## begin Provided information

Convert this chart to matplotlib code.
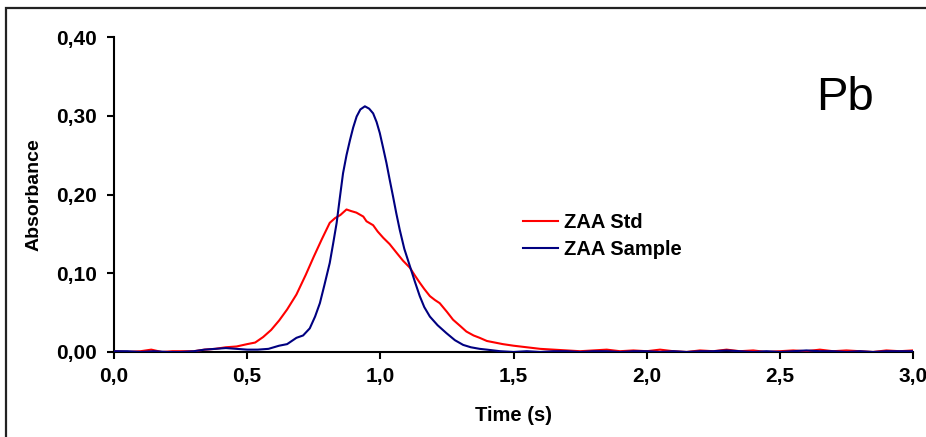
import numpy as np
import matplotlib.pyplot as plt
from matplotlib.patches import Rectangle

# ZAA Std (red)
t_std = [0.00, 0.05, 0.10, 0.14, 0.18, 0.22, 0.26, 0.30, 0.34, 0.38, 0.42, 0.46,
         0.50, 0.53, 0.56, 0.59, 0.62, 0.65, 0.685, 0.72, 0.75, 0.78, 0.81, 0.83,
         0.85, 0.873, 0.89, 0.91, 0.936, 0.948, 0.973, 0.99, 1.011, 1.035, 1.061,
         1.085, 1.111, 1.13, 1.148, 1.165, 1.186, 1.205, 1.223, 1.25, 1.273, 1.30,
         1.323, 1.35, 1.373, 1.40, 1.43, 1.46, 1.50, 1.55, 1.60, 1.65, 1.70, 1.75,
         1.80, 1.85, 1.90, 1.95, 2.00, 2.05, 2.10, 2.15, 2.20, 2.25, 2.30, 2.35,
         2.40, 2.45, 2.50, 2.55, 2.60, 2.65, 2.70, 2.75, 2.80, 2.85, 2.90, 2.95, 3.00]
a_std = [0.001, 0.000, 0.001, 0.003, 0.000, 0.001, 0.001, 0.001, 0.003, 0.004, 0.006, 0.007,
         0.010, 0.012, 0.019, 0.028, 0.040, 0.054, 0.073, 0.098, 0.121, 0.143, 0.164, 0.170,
         0.174, 0.181, 0.179, 0.177, 0.172, 0.166, 0.161, 0.153, 0.145, 0.137, 0.126,
         0.116, 0.107, 0.097, 0.088, 0.080, 0.071, 0.066, 0.062, 0.051, 0.041, 0.033,
         0.026, 0.021, 0.018, 0.014, 0.012, 0.010, 0.008, 0.006, 0.004, 0.003, 0.002, 0.001,
         0.002, 0.003, 0.001, 0.002, 0.001, 0.003, 0.001, 0.000, 0.002, 0.001, 0.003, 0.001,
         0.002, 0.000, 0.001, 0.002, 0.001, 0.003, 0.001, 0.002, 0.001, 0.000, 0.002, 0.001, 0.002]

# ZAA Sample (navy)
t_smp = [0.00, 0.05, 0.10, 0.15, 0.20, 0.25, 0.30, 0.34, 0.38, 0.42, 0.46, 0.50,
         0.54, 0.58, 0.62, 0.65, 0.685, 0.71, 0.735, 0.755, 0.773, 0.79, 0.81, 0.823,
         0.836, 0.848, 0.86, 0.873, 0.886, 0.898, 0.911, 0.925, 0.942, 0.958, 0.973,
         0.986, 0.998, 1.01, 1.023, 1.035, 1.048, 1.06, 1.073, 1.09, 1.111, 1.13,
         1.148, 1.165, 1.186, 1.215, 1.248, 1.28, 1.311, 1.34, 1.373, 1.40, 1.45,
         1.50, 1.55, 1.60, 1.65, 1.70, 1.75, 1.80, 1.85, 1.90, 1.95, 2.00, 2.05,
         2.10, 2.15, 2.20, 2.25, 2.30, 2.35, 2.40, 2.45, 2.50, 2.55, 2.60, 2.65,
         2.70, 2.75, 2.80, 2.85, 2.90, 2.95, 3.00]
a_smp = [0.001, 0.001, 0.000, 0.001, 0.000, 0.000, 0.001, 0.003, 0.004, 0.005, 0.004, 0.003,
         0.003, 0.004, 0.008, 0.010, 0.018, 0.021, 0.030, 0.045, 0.062, 0.085, 0.113, 0.138,
         0.164, 0.196, 0.227, 0.250, 0.269, 0.285, 0.299, 0.308, 0.312, 0.309, 0.303,
         0.292, 0.278, 0.260, 0.240, 0.219, 0.197, 0.176, 0.155, 0.131, 0.109, 0.089,
         0.071, 0.057, 0.045, 0.034, 0.024, 0.015, 0.009, 0.006, 0.004, 0.003, 0.001,
         0.000, 0.001, 0.000, 0.001, 0.001, 0.000, 0.001, 0.001, 0.000, 0.001, 0.001, 0.000,
         0.001, 0.000, 0.001, 0.001, 0.002, 0.001, 0.000, 0.001, 0.000, 0.001, 0.002, 0.001,
         0.001, 0.000, 0.001, 0.000, 0.001, 0.001, 0.001]

xticks = [0.0, 0.5, 1.0, 1.5, 2.0, 2.5, 3.0]
yticks = [0.0, 0.1, 0.2, 0.3, 0.4]

plt.rcParams['font.family'] = ['Liberation Sans', 'DejaVu Sans']
plt.rcParams['font.weight'] = 'bold'

fig = plt.figure(figsize=(9.26, 4.37), dpi=100)
ax = fig.add_axes([114/926, 1-352/437, 799/926, 315/437])

ax.plot(t_std, a_std, color='#ff0000', lw=1.5, label='ZAA Std')
ax.plot(t_smp, a_smp, color='#000080', lw=1.5, label='ZAA Sample')

ax.set_xlim(0, 3.0)
ax.set_ylim(0, 0.40)
ax.set_xticks(xticks)
ax.set_xticklabels([f"{v:.1f}".replace('.', ',') for v in xticks])
ax.set_yticks(yticks)
ax.set_yticklabels([f"{v:.2f}".replace('.', ',') for v in yticks])
ax.tick_params(axis='both', direction='out', length=5, width=1.5, labelsize=15, colors='black')
ax.tick_params(axis='y', pad=7)
ax.tick_params(axis='x', pad=6)
for s in ['top', 'right']:
    ax.spines[s].set_visible(False)
for s in ['left', 'bottom']:
    ax.spines[s].set_linewidth(1.5)
    ax.spines[s].set_zorder(0.5)

ax.set_xlabel('Time (s)', fontsize=14.5, fontweight='bold')
ax.set_ylabel('Absorbance', fontsize=14, fontweight='bold')
ax.xaxis.set_label_coords(0.5, -0.17)
ax.yaxis.set_label_coords(-0.089, 0.5)

ax.legend(loc='center left', bbox_to_anchor=(523/926, 1-236/437), bbox_transform=fig.transFigure,
          frameon=False, fontsize=14.5, handlelength=1.75, handletextpad=0.3,
          labelspacing=0.42, borderpad=0, borderaxespad=0)

fig.text(816/926, 1-110/437, 'Pb', fontsize=34, fontweight='normal', ha='left', va='baseline')

# frame around the chart area (cropped on right and bottom)
fig.patches.append(Rectangle((6/926, -0.1), 1.2, 1.1-8.5/437, transform=fig.transFigure,
                             fill=False, lw=1.6, edgecolor='#222222'))

fig.savefig('out.png', dpi=100)
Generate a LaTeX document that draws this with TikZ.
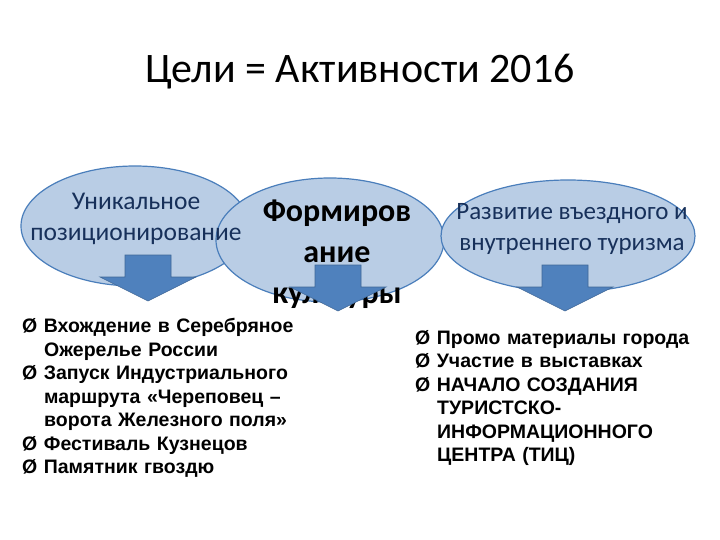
\documentclass[tikz,border=0pt]{standalone}
\usepackage{fontspec}
\setmainfont{Carlito}
\newfontfamily\arialf{Liberation Sans}
\definecolor{ellfill}{HTML}{B9CDE5}
\definecolor{elldraw}{HTML}{4A7EBB}
\definecolor{arrfill}{HTML}{4F81BD}
\definecolor{txtblue}{HTML}{17305A}
\begin{document}
\begin{tikzpicture}[x=1pt,y=-1pt,
  dnarrow/.style={fill=arrfill,draw=arrfill!80!black,line width=0.6pt},
  blist/.style={anchor=north west,align=left,font=\arialf\bfseries\fontsize{19.5}{23.5}\selectfont,text width=320pt,inner sep=0pt}]
\useasboundingbox[fill=white] (0,0) rectangle (720,540);
\node (title) at (360,72) {\fontsize{42}{48}\selectfont Цели = Активности 2016};
\fill[ellfill,draw=elldraw,line width=1.2pt] (135,226) ellipse (114 and 60);
\coordinate (e1) at (135,226);
\fill[ellfill,draw=elldraw,line width=1.2pt] (330,240) ellipse (114 and 62);
\coordinate (e2) at (330,240);
\fill[ellfill,draw=elldraw,line width=1.2pt] (568,236) ellipse (127 and 56);
\coordinate (e3) at (568,236);
\node[align=center,text=txtblue,font=\fontsize{25.5}{31}\selectfont] (t1) at (136,219) {Уникальное\\позиционирование};
\node[align=center,font=\bfseries\fontsize{32}{41}\selectfont] (t2) at (337,254) {Формиров\\ание\\культуры};
\node[align=center,text=txtblue,font=\fontsize{25}{31}\selectfont] (t3) at (572,229) {Развитие въездного и\\внутреннего туризма};
\foreach \cx/\top in {148/255, 338/265, 565/265}{
  \draw[dnarrow] (\cx-23,\top) -- (\cx+23,\top) -- (\cx+23,\top+22) -- (\cx+48,\top+22)
    -- (\cx,\top+46) -- (\cx-48,\top+22) -- (\cx-23,\top+22) -- cycle;
}
\node[blist] (l1) at (22,318) {Ø Вхождение в Серебряное\\
\hspace*{22pt}Ожерелье России\\
Ø Запуск Индустриального\\
\hspace*{22pt}маршрута «Череповец –\\
\hspace*{22pt}ворота Железного поля»\\
Ø Фестиваль Кузнецов\\
Ø Памятник гвоздю};
\node[blist] (l2) at (415,330) {Ø Промо материалы города\\
Ø Участие в выставках\\
Ø НАЧАЛО СОЗДАНИЯ\\
\hspace*{22pt}ТУРИСТСКО-\\
\hspace*{22pt}ИНФОРМАЦИОННОГО\\
\hspace*{22pt}ЦЕНТРА (ТИЦ)};
\end{tikzpicture}
\end{document}
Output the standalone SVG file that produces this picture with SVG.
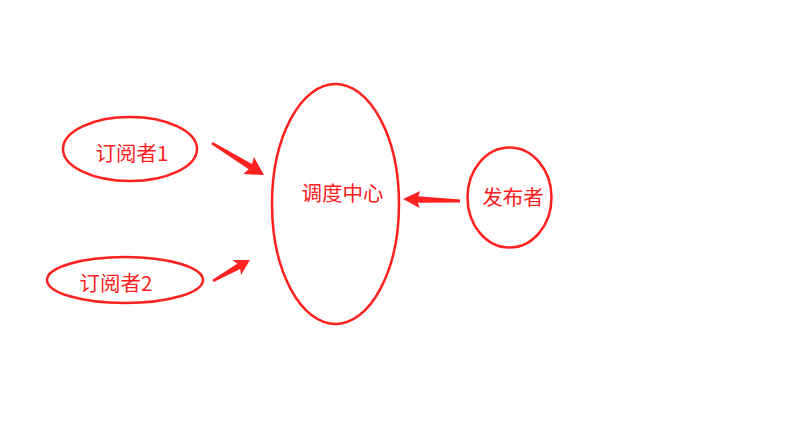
<svg xmlns="http://www.w3.org/2000/svg" width="791" height="437" viewBox="0 0 791 437">
<style>
.n{fill:none;stroke:#ff2020;stroke-width:2.5}
.t{fill:#ff2020;font-family:"Noto Sans CJK SC","Microsoft YaHei",sans-serif;font-size:20.5px;text-anchor:middle}
.a{fill:#ff2020;stroke:none}
</style>
<rect width="791" height="437" fill="#ffffff"/>
<g id="sub1"><ellipse class="n" cx="130" cy="149" rx="67" ry="32"/><text class="t" x="132" y="160.5">订阅者1</text></g>
<g id="sub2"><ellipse class="n" cx="125" cy="280" rx="78" ry="23"/><text class="t" x="116" y="290.5">订阅者2</text></g>
<g id="center"><ellipse class="n" cx="335.5" cy="204" rx="63.5" ry="120"/><text class="t" x="342.5" y="200.5">调度中心</text></g>
<g id="pub"><ellipse class="n" cx="509.5" cy="197.5" rx="42" ry="50"/><text class="t" x="513" y="204.5">发布者</text></g>
<g id="connectors">
<polygon class="a" transform="translate(264,175) rotate(31.6)" points="0,0 -18,-10 -16,-3.2 -61,-1.3 -61,1.3 -16,3.2 -18,10"/>
<polygon class="a" transform="translate(250,260) rotate(-29.6)" points="0,0 -15,-8.5 -13,-3 -42.5,-1.3 -42.5,1.3 -13,3 -15,8.5"/>
<polygon class="a" transform="translate(403,199) rotate(182)" points="0,0 -17,-8.5 -15,-3.2 -57,-1.4 -57,1.4 -15,3.2 -17,8.5"/>
</g>
</svg>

## end Provided information

• _Work to do_:
Reproduce the records above from their first line to the line bearing "from matplotlib.patches import Rectangle", both ends included, leaving every picture out.

• _Task answer_:
Convert this chart to matplotlib code.
import numpy as np
import matplotlib.pyplot as plt
from matplotlib.patches import Rectangle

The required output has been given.